Coupled Poro-elasto-plastic models of transient fluid flow in response to a crustal strike-slip fault : insight from a geothermal setting in the South Andean volcanic zone

Geothermal systems are recognized as key energy resources as well as locations where hydrothermally enhanced chemical reactions can favour mineralizations of economic interest. While fluid-fault interactions in the upper crust have received a wealth of investigations using observational, experimental and modelling approaches, the multi-parametric processes at play are still poorly constrained. While faults can alter fluid flow in their surroundings, potentially acting as barriers or conduits for fluids, magmatic and hydrothermal fluids can also modify pore pressure and alter faults resistance to slip motion. The Planchon-Peteroa geothermal system of the South Andean Volcanic Zone (Chile), illustrates at tectonic crustal scale, how strike-slip faults appear closely involved in the localization of hydrothermal fluid flow. Here, we carry a preliminary modelling approach to be considered as a proof of concept, to show how within such a tectonic setting, a strike slip fault influences fluid flow out from a geothermal reservoir.
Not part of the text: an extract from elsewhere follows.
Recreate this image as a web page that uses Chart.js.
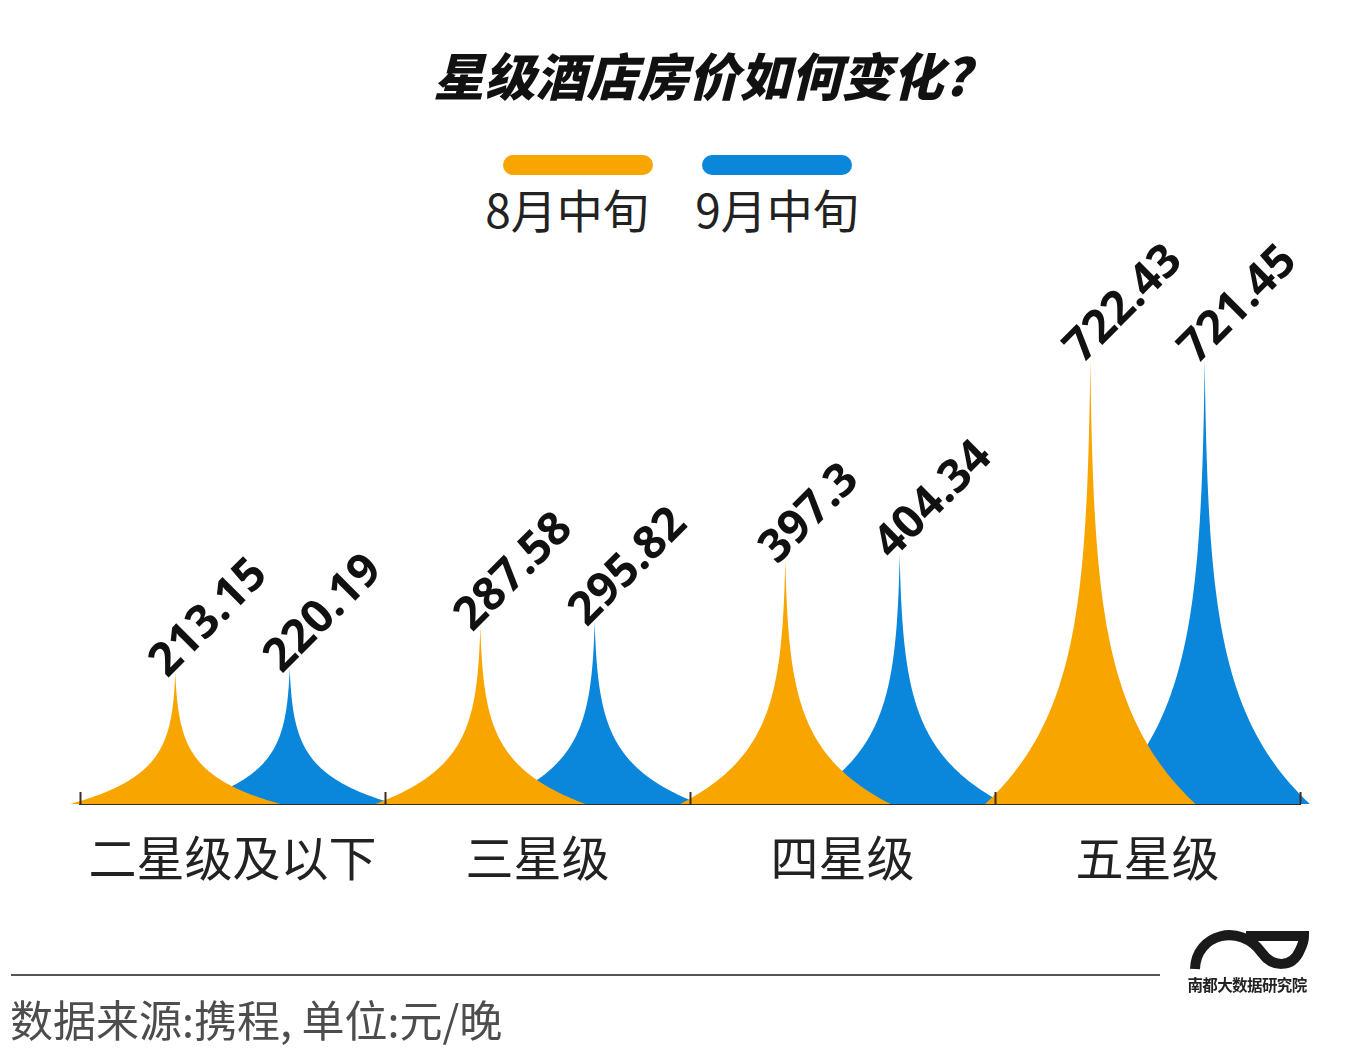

We developed an original poro-elasto-plastic Finite Element Method (FEM) based on the FEniCS library, and in which the poro-elastic and the elasto-plastic constitutive equations are implicitly coupled. Once this implementation is benchmarked, we assess the development of fluid flow due to a slipping vertical strike-slip left-lateral fault set at 5 km depth. The development of dilational and contractional domains in the fault’ surroundings lead to mean stresses and volumetric strains that range between ±1 MPa and ±10⁻⁴, respectively. The appearance of negative and positive fluid pressure in these domains lead to a time-dependent focused fluid flow, which resembles the suction-pump mechanism proposed ca. 30 years ago. We investigate the spatial and temporal evolution of this fluid flow when varying fault permeability, shear modulus, fluid viscosity, and rock frictional strength. We report a maximum fluid flux reaching 8 to 70 times the initial stationary flux. Pressure-driven fluid diffusion returns to stationary state between weeks to months after fault slip. We also show how a plasticity criterion as simple as the von Mises criterion already enhances fluid flow, locally. This transient process highlights the importance of addressing such solid-fluid coupling in studies aiming at constraining volcanic eruption triggers as well as seismic fault destabilization, and the means and pros of geothermal system development.